- Developer: Fuse Games
- Publisher: Nintendo
- Platform: Nintendo DSi
- Release: NA: 12 October 2009; PAL: 5 March 2010;
- Genre: Pinball
- Mode: Single-player

= Pinball Pulse: The Ancients Beckon =

2009 video game

Pinball Pulse: The Ancients Beckon is a pinball video game developed by Fuse Games and published by Nintendo for the Nintendo DSi's DSiWare service. It was released in North America on 12 October 2009 and PAL territories on 5 March 2010. It was the first game to be developed by Fuse Games for Nintendo that was not based on their intellectual properties and the last to be released prior to their closure the same year. Due to rights issues, it was unavailable for download on the Nintendo 3DS eShop until 2012.

==Gameplay==
Pinball Pulse: The Ancients Beckon is a pinball game that features a single pinball machine themed after Greek mythology. Players control the machine's flippers to shoot the pinball onto numerous areas themed after individual Greek deities. Players can gain extra points from "gifts" from the deities as well as entering areas to "battle" against enemies such as Medusa and the Sirens. It is closer in style to an actual pinball machine than Fuse Games' previous releases Mario Pinball Land and Metroid Prime Pinball, simulating its physics in a realistic manner.
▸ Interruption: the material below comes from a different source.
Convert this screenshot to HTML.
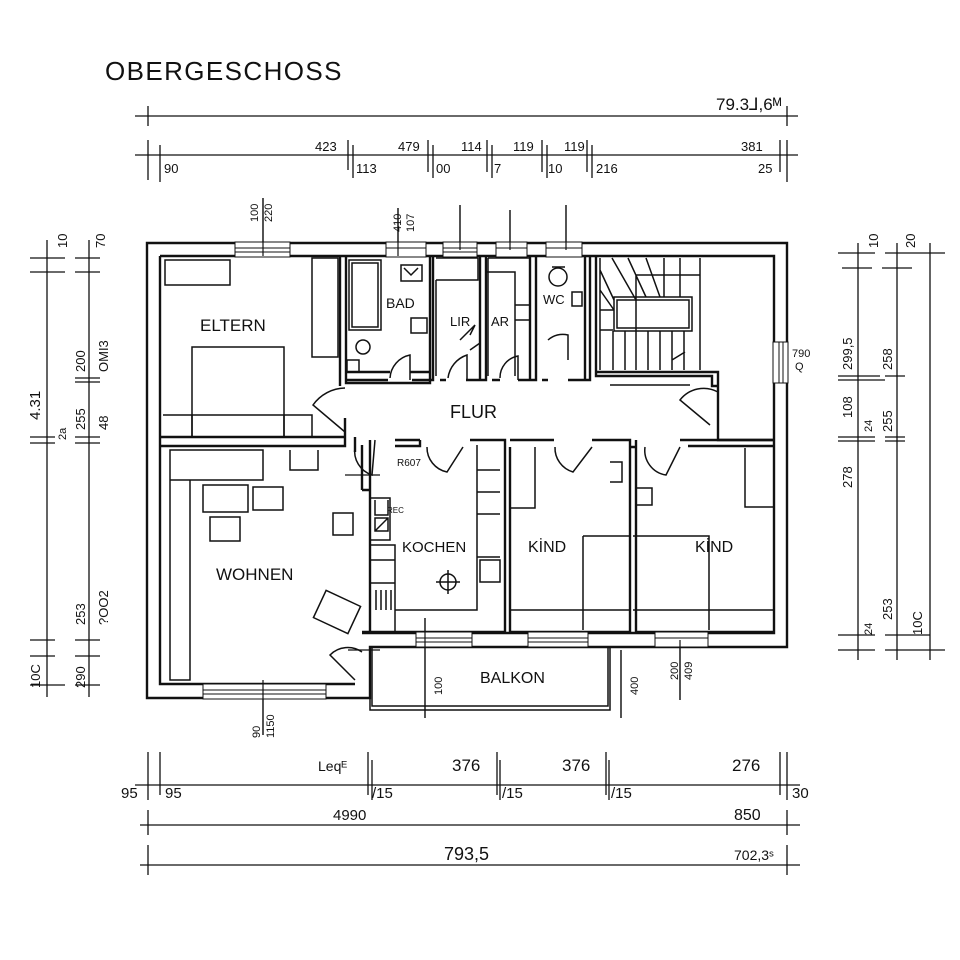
<!DOCTYPE html>
<html><head><meta charset="utf-8"><style>
html,body{margin:0;padding:0;background:#fff;}
svg{display:block;}
text{font-family:"Liberation Sans",sans-serif;fill:#111;}
</style></head><body>
<svg width="960" height="960" viewBox="0 0 960 960" xmlns="http://www.w3.org/2000/svg">
<rect width="960" height="960" fill="#fff"/>
<text x="105" y="80" font-size="26" letter-spacing="1.4">OBERGESCHOSS</text>

<g stroke="#111" stroke-width="1.3" fill="none">
<line x1="135" y1="116" x2="798" y2="116"/>
<line x1="148" y1="106" x2="148" y2="126"/><line x1="787" y1="106" x2="787" y2="126"/>
<line x1="135" y1="155" x2="798" y2="155"/>
<path d="M148 140V180M160 145V182M348 140V170M353 145V178M428 140V172M433 145V178M487 140V172M492 145V178M542 140V172M547 145V178M587 140V172M592 145V178M780 140V172M787 140V182"/>
<line x1="135" y1="785" x2="800" y2="785"/>
<path d="M148 752V800M160 752V795M368 752V795M372 760V800M497 752V795M500 760V800M606 752V795M609 760V800M780 752V795M787 752V800"/>
<line x1="140" y1="825" x2="800" y2="825"/>
<path d="M148 810V835M787 810V835"/>
<line x1="140" y1="865" x2="800" y2="865"/>
<path d="M148 845V875M787 845V875"/>
<path d="M47 240V697M89 240V697"/>
<path d="M30 258H65M75 258H100M30 272H65M75 272H100M30 437H55M75 437H100M30 443H55M75 443H100M75 378H100M75 382H100M30 640H55M75 640H100M30 656H55M75 656H100M30 685H65M75 685H100"/>
<path d="M858 243V660M897 243V660M930 243V660"/>
<path d="M838 253H875M885 253H945M842 268H872M882 268H912M838 376H880M838 380H885M885 376H905M838 437H875M885 437H905M838 441H875M885 441H905M838 635H875M885 635H930M838 650H875M885 650H945"/>
<path d="M263 198V256M398 208V256M460 205V250M510 210V250M566 205V250M263 690V735M425 618V718M621 650V718M680 640V700M348 650H380M345 475H380"/>
</g>

<g font-size="13">
<text x="315" y="151">423</text><text x="398" y="151">479</text><text x="461" y="151">114</text><text x="513" y="151">119</text><text x="564" y="151">119</text><text x="741" y="151">381</text>
<text x="164" y="173">90</text><text x="356" y="173">113</text><text x="436" y="173">00</text><text x="494" y="173">7</text><text x="548" y="173">10</text><text x="596" y="173">216</text><text x="758" y="173">25</text>
<text x="716" y="110" font-size="17">79.3⅃,6ᴹ</text>
<text x="318" y="771" font-size="14">Leqᴱ</text>
<text x="452" y="771" font-size="17">376</text><text x="562" y="771" font-size="17">376</text><text x="732" y="771" font-size="17">276</text>
<text x="121" y="798" font-size="15">95</text><text x="165" y="798" font-size="15">95</text><text x="372" y="798" font-size="15">/15</text><text x="502" y="798" font-size="15">/15</text><text x="611" y="798" font-size="15">/15</text><text x="792" y="798" font-size="15">30</text>
<text x="333" y="820" font-size="15">4990</text><text x="734" y="820" font-size="16">850</text>
<text x="444" y="860" font-size="18">793,5</text><text x="734" y="860" font-size="14">702,3ˢ</text>
</g>

<g font-size="13">
<text transform="translate(40,420) rotate(-90)" font-size="15">4.31</text>
<text transform="translate(67,248) rotate(-90)">10</text>
<text transform="translate(105,248) rotate(-90)">70</text>
<text transform="translate(85,372) rotate(-90)">200</text>
<text transform="translate(108,372) rotate(-90)">OMI3</text>
<text transform="translate(85,430) rotate(-90)">255</text>
<text transform="translate(108,430) rotate(-90)">48</text>
<text transform="translate(66,440) rotate(-90)" font-size="11">2a</text>
<text transform="translate(85,625) rotate(-90)">253</text>
<text transform="translate(108,625) rotate(-90)">?OO2</text>
<text transform="translate(40,688) rotate(-90)">10C</text>
<text transform="translate(85,688) rotate(-90)">290</text>
<text transform="translate(878,248) rotate(-90)">10</text>
<text transform="translate(915,248) rotate(-90)">20</text>
<text transform="translate(852,370) rotate(-90)">299,5</text>
<text transform="translate(892,370) rotate(-90)">258</text>
<text transform="translate(852,418) rotate(-90)">108</text>
<text transform="translate(872,432) rotate(-90)" font-size="11">24</text>
<text transform="translate(892,432) rotate(-90)">255</text>
<text transform="translate(852,488) rotate(-90)">278</text>
<text transform="translate(892,620) rotate(-90)">253</text>
<text transform="translate(872,635) rotate(-90)" font-size="11">24</text>
<text transform="translate(922,635) rotate(-90)">10C</text>
<text transform="translate(258,222) rotate(-90)" font-size="11">100</text>
<text transform="translate(272,222) rotate(-90)" font-size="11">220</text>
<text transform="translate(401,232) rotate(-90)" font-size="11">410</text>
<text transform="translate(414,232) rotate(-90)" font-size="11">107</text>
<text transform="translate(260,738) rotate(-90)" font-size="11">90</text>
<text transform="translate(274,738) rotate(-90)" font-size="11">1150</text>
<text transform="translate(442,695) rotate(-90)" font-size="11">100</text>
<text transform="translate(638,695) rotate(-90)" font-size="11">400</text>
<text transform="translate(678,680) rotate(-90)" font-size="11">200</text>
<text transform="translate(692,680) rotate(-90)" font-size="11">409</text>
<text x="792" y="357" font-size="11">790</text><text x="795" y="370" font-size="11">Q</text>
</g>

<g stroke="#111" stroke-width="2.4" fill="none">
<path d="M147 243H787V647H370V698H147Z"/>
<path d="M160 256H774V633H362M160 256V684H355"/>
<path d="M370 698V710H610V647M372 647V706H608V647" stroke-width="1.5"/>
<path d="M160 437H345V418M160 446H345V430M340 256V386M346 256V383H430V256"/>
<path d="M345 372H390M410 372H430M345 380H388M412 380H433V256M440 380H446M466 380H486V256M480 256V380M492 380H500M518 380H536V256M530 256V380M542 380H548M568 380H590V256M585 256V380M596 256V376H712V386H718V372H596M718 386V440H774"/>
<path d="M355 437V452M362 445V490M362 490H370V632M370 490V440M395 440H420M395 446H420V440M470 440H505V632M510 440H554M510 447V632M505 447V632M592 440H630V632M636 440V632M630 447H636M680 440H774M688 446H774"/>
<path d="M362 632H505M510 632H630M636 632H774"/>
</g>

<g fill="#fff" stroke="#111" stroke-width="1">
<rect x="235" y="242" width="55" height="15"/><line x1="235" y1="248" x2="290" y2="248"/><line x1="235" y1="252" x2="290" y2="252"/>
<rect x="386" y="242" width="40" height="15"/><line x1="386" y1="248" x2="426" y2="248"/>
<rect x="443" y="242" width="34" height="15"/><line x1="443" y1="248" x2="477" y2="248"/><line x1="443" y1="252" x2="477" y2="252"/>
<rect x="496" y="242" width="31" height="15"/><line x1="496" y1="248" x2="527" y2="248"/>
<rect x="546" y="242" width="36" height="15"/><line x1="546" y1="248" x2="582" y2="248"/>
<rect x="773" y="342" width="15" height="41"/><line x1="779" y1="342" x2="779" y2="383"/><line x1="783" y1="342" x2="783" y2="383"/>
<rect x="416" y="632" width="56" height="15"/><line x1="416" y1="638" x2="472" y2="638"/><line x1="416" y1="642" x2="472" y2="642"/>
<rect x="528" y="632" width="60" height="15"/><line x1="528" y1="638" x2="588" y2="638"/><line x1="528" y1="642" x2="588" y2="642"/>
<rect x="655" y="632" width="53" height="15"/><line x1="655" y1="638" x2="708" y2="638"/>
<rect x="203" y="684" width="123" height="15"/><line x1="203" y1="690" x2="326" y2="690"/><line x1="203" y1="694" x2="326" y2="694"/>
</g>
<path d="M263 198V256M398 208V256M460 205V250M510 210V250M566 205V250M263 680V735M425 618V718M621 650V718M680 640V700" stroke="#111" stroke-width="1.2"/>

<g stroke="#111" stroke-width="1.5" fill="none">
<rect x="165" y="260" width="65" height="25"/>
<rect x="312" y="258" width="26" height="99"/>
<rect x="192" y="347" width="92" height="90"/>
<path d="M163 415H312V437M192 415V437M284 415V437"/>
<rect x="349" y="260" width="32" height="70"/><rect x="352" y="263" width="26" height="64"/>
<circle cx="363" cy="347" r="7"/><rect x="347" y="360" width="12" height="12"/>
<rect x="401" y="265" width="21" height="16"/><path d="M404 268L411 275L418 268"/>
<rect x="411" y="318" width="16" height="15"/>
<path d="M436 258H478V280H436M436 280V376"/>
<path d="M488 258H530M488 258V376M487 272H515V376M515 305H530M515 320H530"/>
<ellipse cx="558" cy="277" rx="9" ry="9"/><path d="M552 267H565"/>
<rect x="572" y="292" width="10" height="14"/>
<rect x="617" y="300" width="72" height="28"/><rect x="614" y="297" width="78" height="34"/>
<path d="M600 258V370M636 275V370M636 275H700M700 258V370M613 331V370M625 331V370M648 331V370M660 331V370M672 331V370M684 331V370M600 270L614 300M600 290L614 310M600 310H614M600 330H613M612 258L636 300M628 258L646 297M646 258L660 297M664 258V297M680 258V297M610 385H690M672 360L685 352"/>
<path d="M170 450H263V480H170ZM170 480H190V680H170ZM290 450V470H318V450M203 485H248V512H203ZM253 487H283V510H253ZM210 517H240V541H210Z"/>
<rect x="333" y="513" width="20" height="22"/>
<rect x="318" y="597" width="38" height="30" transform="rotate(25 337 612)"/>
<path d="M370 498H390V540H370M375 500V515H388V500M375 518H388V531H375ZM375 531L388 518M370 545H395V633M370 560H395M370 583H395M376 590V610M381 590V610M386 590V610M391 590V610M395 610H477V445M477 470H500M477 492H500M477 514H500M477 557H500M480 560H500V582H480Z"/>
<circle cx="448" cy="582" r="8"/><path d="M436 582H460M448 570V594"/>
<path d="M510 447V508H535V447M583 536H630M583 536V630M510 610H630M633 536H709V630M633 610H774M745 448V507H773M610 462H622V482H610M635 488H652V505H635"/>
</g>

<g stroke="#111" stroke-width="1.5" fill="none">
<path d="M345 388A40 40 0 0 0 313 405L345 432"/>
<path d="M390 378A25 25 0 0 1 410 355V380"/>
<path d="M448 378A28 28 0 0 1 467 355V380"/>
<path d="M500 378A22 22 0 0 1 518 356V380"/>
<path d="M548 340A22 22 0 0 1 568 335V360"/>
<path d="M355 447A25 25 0 0 0 372 475L375 440"/>
<path d="M427 447A25 25 0 0 0 447 472L463 447"/>
<path d="M555 447A25 25 0 0 0 573 472L592 447"/>
<path d="M645 447A25 25 0 0 0 666 475L680 447"/>
<path d="M718 392A30 30 0 0 0 680 400L710 425"/>
<path d="M362 652A25 25 0 0 0 330 655L355 680"/>
<path d="M460 340L475 325L470 335M470 350L480 343"/>
</g>

<g>
<text x="200" y="331" font-size="17">ELTERN</text>
<text x="386" y="308" font-size="14">BAD</text>
<text x="450" y="326" font-size="13">LIR</text>
<text x="491" y="326" font-size="13">AR</text>
<text x="543" y="304" font-size="13">WC</text>
<text x="450" y="418" font-size="18">FLUR</text>
<text x="402" y="552" font-size="15">KOCHEN</text>
<text x="528" y="552" font-size="16">KİND</text>
<text x="695" y="552" font-size="16">KİND</text>
<text x="216" y="580" font-size="17">WOHNEN</text>
<text x="480" y="683" font-size="16">BALKON</text>
<text x="387" y="513" font-size="8">REC</text>
<text x="397" y="466" font-size="10">R607</text>
</g>
</svg>
</body></html>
A "Daily Game" mode is available which registers the score attained with only one ball.

==Reception==
Craig Harris of IGN gave the game a 7.9/10 score, praising the game for its realistic physics and production value while noting its potential as a franchise. Corbie Dillard of Nintendo Life gave the game a 7/10 score, praising its authentic physics and gameplay while criticizing its lack of variety.